**STORED ROWS**
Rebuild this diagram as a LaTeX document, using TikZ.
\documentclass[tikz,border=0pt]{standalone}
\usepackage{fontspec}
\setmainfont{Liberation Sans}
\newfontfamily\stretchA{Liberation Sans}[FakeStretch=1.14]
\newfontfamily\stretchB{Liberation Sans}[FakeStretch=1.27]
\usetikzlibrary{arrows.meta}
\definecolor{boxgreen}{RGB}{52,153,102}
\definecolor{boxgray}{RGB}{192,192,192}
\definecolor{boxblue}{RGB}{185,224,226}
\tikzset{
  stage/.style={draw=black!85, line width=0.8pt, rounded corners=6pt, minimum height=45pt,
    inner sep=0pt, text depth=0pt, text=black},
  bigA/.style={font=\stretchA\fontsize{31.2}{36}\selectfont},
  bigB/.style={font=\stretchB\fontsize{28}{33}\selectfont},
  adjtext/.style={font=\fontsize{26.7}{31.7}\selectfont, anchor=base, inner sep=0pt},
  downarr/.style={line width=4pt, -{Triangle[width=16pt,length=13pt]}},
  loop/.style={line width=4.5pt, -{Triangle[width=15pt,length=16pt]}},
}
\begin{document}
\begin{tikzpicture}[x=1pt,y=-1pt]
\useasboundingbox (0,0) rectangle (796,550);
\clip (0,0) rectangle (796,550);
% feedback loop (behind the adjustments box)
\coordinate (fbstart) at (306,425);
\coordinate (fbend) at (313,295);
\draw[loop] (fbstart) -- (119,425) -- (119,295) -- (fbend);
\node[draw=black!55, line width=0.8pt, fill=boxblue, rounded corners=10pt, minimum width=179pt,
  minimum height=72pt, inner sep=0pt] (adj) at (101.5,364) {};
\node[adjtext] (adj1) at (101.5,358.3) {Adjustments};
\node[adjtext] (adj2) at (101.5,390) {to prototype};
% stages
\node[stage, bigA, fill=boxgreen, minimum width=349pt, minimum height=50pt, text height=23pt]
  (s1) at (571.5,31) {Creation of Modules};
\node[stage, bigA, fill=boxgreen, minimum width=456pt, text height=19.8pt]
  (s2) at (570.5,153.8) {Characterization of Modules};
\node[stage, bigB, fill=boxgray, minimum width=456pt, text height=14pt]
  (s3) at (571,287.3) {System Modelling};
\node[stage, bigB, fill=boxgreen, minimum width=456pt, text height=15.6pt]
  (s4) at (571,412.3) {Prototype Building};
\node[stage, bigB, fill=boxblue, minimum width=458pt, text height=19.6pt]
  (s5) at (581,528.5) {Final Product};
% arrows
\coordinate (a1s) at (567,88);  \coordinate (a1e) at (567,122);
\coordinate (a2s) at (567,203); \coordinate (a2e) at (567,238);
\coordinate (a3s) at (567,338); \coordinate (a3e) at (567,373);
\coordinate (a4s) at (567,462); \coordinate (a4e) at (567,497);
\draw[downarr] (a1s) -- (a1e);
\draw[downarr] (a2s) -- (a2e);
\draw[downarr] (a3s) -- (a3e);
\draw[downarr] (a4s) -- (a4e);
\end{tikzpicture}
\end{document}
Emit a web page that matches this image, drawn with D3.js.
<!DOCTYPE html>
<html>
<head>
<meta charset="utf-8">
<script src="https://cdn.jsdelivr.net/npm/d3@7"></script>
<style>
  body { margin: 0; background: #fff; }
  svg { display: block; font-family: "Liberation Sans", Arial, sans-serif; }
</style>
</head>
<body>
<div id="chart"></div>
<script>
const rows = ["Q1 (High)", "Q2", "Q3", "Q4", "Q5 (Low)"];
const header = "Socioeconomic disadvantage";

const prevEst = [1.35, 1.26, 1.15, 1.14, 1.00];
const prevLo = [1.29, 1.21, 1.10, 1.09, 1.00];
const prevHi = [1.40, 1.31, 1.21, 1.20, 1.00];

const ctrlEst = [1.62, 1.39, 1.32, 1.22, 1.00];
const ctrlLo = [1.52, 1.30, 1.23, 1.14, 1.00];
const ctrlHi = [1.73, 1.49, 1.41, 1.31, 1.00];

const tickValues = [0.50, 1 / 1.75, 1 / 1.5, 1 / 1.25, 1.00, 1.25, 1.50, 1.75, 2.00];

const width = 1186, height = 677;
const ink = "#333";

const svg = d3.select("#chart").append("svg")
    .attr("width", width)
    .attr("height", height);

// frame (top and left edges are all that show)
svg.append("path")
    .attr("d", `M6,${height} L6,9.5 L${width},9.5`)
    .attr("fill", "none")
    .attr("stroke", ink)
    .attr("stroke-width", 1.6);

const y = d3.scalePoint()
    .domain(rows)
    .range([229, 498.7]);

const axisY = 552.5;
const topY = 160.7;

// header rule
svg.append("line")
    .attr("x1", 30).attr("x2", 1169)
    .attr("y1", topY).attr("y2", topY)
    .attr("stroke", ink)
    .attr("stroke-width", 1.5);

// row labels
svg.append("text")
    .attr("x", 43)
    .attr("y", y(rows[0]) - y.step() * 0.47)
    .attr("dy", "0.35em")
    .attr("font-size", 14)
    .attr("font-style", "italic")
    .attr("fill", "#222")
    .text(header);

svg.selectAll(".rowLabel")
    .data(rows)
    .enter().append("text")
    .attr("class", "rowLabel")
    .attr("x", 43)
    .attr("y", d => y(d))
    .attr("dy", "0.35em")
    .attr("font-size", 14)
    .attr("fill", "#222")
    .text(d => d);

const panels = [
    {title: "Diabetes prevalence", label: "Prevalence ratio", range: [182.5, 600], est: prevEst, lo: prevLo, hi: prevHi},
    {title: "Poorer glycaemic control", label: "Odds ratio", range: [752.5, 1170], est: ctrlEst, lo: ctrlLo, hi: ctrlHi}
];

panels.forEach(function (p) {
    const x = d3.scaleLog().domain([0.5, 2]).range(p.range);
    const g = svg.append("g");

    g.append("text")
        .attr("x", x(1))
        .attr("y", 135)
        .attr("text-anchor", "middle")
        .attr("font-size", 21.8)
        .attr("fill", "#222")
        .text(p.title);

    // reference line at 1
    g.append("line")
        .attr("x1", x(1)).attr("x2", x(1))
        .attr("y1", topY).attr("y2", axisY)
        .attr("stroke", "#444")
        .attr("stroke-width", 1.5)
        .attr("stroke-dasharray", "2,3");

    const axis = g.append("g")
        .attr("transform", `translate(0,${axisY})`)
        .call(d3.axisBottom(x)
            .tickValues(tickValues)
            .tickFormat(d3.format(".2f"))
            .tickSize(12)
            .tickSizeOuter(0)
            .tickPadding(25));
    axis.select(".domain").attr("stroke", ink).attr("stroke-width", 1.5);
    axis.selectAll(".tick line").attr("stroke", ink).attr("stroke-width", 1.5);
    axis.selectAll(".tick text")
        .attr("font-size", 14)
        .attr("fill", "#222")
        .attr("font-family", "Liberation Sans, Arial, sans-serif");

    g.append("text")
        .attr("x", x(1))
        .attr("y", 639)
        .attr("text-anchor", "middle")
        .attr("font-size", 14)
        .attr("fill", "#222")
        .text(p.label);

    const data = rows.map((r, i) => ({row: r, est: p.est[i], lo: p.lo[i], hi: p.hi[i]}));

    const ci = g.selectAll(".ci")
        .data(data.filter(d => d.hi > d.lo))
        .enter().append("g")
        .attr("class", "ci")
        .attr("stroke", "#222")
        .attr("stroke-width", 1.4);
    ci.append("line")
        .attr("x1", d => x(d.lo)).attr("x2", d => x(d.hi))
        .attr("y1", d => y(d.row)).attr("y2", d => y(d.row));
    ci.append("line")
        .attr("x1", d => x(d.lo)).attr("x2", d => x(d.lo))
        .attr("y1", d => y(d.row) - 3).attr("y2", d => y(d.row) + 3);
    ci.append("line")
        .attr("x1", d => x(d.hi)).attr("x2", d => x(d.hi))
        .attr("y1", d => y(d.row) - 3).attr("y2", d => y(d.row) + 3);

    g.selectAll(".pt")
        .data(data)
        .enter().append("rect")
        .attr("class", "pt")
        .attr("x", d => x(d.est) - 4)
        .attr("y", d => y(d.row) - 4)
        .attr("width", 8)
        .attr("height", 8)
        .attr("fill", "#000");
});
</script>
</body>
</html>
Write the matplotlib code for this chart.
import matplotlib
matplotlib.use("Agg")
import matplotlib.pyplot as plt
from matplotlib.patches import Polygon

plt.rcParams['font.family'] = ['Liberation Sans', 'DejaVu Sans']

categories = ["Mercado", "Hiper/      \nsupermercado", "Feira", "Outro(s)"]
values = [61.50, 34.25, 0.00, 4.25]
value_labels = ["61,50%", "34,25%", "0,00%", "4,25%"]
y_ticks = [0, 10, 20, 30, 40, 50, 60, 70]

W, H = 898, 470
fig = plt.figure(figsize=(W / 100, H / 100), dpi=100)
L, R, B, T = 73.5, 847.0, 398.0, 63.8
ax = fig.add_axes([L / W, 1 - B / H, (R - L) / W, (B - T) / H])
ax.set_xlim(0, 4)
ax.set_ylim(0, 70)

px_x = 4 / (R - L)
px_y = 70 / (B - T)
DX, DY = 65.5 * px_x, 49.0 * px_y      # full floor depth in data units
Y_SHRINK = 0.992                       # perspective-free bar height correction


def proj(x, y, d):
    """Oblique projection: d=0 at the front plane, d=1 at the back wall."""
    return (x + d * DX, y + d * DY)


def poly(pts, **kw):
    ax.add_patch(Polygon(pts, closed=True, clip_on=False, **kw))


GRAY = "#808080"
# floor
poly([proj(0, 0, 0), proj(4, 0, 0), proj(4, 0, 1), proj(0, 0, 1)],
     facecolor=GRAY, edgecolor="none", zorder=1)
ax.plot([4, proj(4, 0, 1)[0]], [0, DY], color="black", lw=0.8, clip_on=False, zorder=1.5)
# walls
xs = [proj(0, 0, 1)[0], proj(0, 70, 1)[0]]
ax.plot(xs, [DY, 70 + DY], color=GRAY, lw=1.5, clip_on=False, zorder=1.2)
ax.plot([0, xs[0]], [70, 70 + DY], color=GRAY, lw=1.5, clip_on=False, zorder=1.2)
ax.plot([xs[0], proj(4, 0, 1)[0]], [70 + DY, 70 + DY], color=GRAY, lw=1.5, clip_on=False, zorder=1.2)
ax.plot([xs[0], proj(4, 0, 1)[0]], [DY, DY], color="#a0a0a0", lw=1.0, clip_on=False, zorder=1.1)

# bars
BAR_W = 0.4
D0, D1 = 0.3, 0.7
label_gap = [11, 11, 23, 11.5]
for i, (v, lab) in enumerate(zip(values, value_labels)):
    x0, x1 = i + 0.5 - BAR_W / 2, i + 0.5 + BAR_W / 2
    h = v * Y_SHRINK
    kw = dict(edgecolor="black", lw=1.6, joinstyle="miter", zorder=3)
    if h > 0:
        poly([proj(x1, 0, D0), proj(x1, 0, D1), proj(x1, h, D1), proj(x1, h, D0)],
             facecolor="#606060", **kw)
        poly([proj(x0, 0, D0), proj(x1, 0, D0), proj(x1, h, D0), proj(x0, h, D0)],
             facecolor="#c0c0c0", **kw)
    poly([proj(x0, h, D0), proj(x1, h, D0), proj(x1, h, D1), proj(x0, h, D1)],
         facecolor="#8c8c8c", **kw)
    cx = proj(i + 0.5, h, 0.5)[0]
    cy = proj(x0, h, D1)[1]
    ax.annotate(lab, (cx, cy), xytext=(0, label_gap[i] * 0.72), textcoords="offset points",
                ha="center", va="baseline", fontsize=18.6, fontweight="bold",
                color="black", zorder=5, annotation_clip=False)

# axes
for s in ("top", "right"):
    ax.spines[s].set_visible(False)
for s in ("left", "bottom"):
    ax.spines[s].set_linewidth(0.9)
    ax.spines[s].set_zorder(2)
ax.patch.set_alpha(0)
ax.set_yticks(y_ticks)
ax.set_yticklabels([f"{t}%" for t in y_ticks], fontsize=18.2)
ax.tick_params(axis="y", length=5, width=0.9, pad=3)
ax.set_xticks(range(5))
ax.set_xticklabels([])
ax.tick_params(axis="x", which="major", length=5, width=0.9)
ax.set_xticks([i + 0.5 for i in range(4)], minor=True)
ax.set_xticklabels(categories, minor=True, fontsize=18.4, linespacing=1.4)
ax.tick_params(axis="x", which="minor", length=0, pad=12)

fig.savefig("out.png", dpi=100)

**GOAL OF THE EXERCISE**
Copy out exactly the lines from the one containing "Write the matplotlib code for this chart." to the one containing "plt.rcParams['font.family'] = ['Liberation", both ends inclusive.

**SOLUTION FOR THIS TASK**
Write the matplotlib code for this chart.
import matplotlib
matplotlib.use("Agg")
import matplotlib.pyplot as plt
from matplotlib.patches import Polygon

plt.rcParams['font.family'] = ['Liberation Sans', 'DejaVu Sans']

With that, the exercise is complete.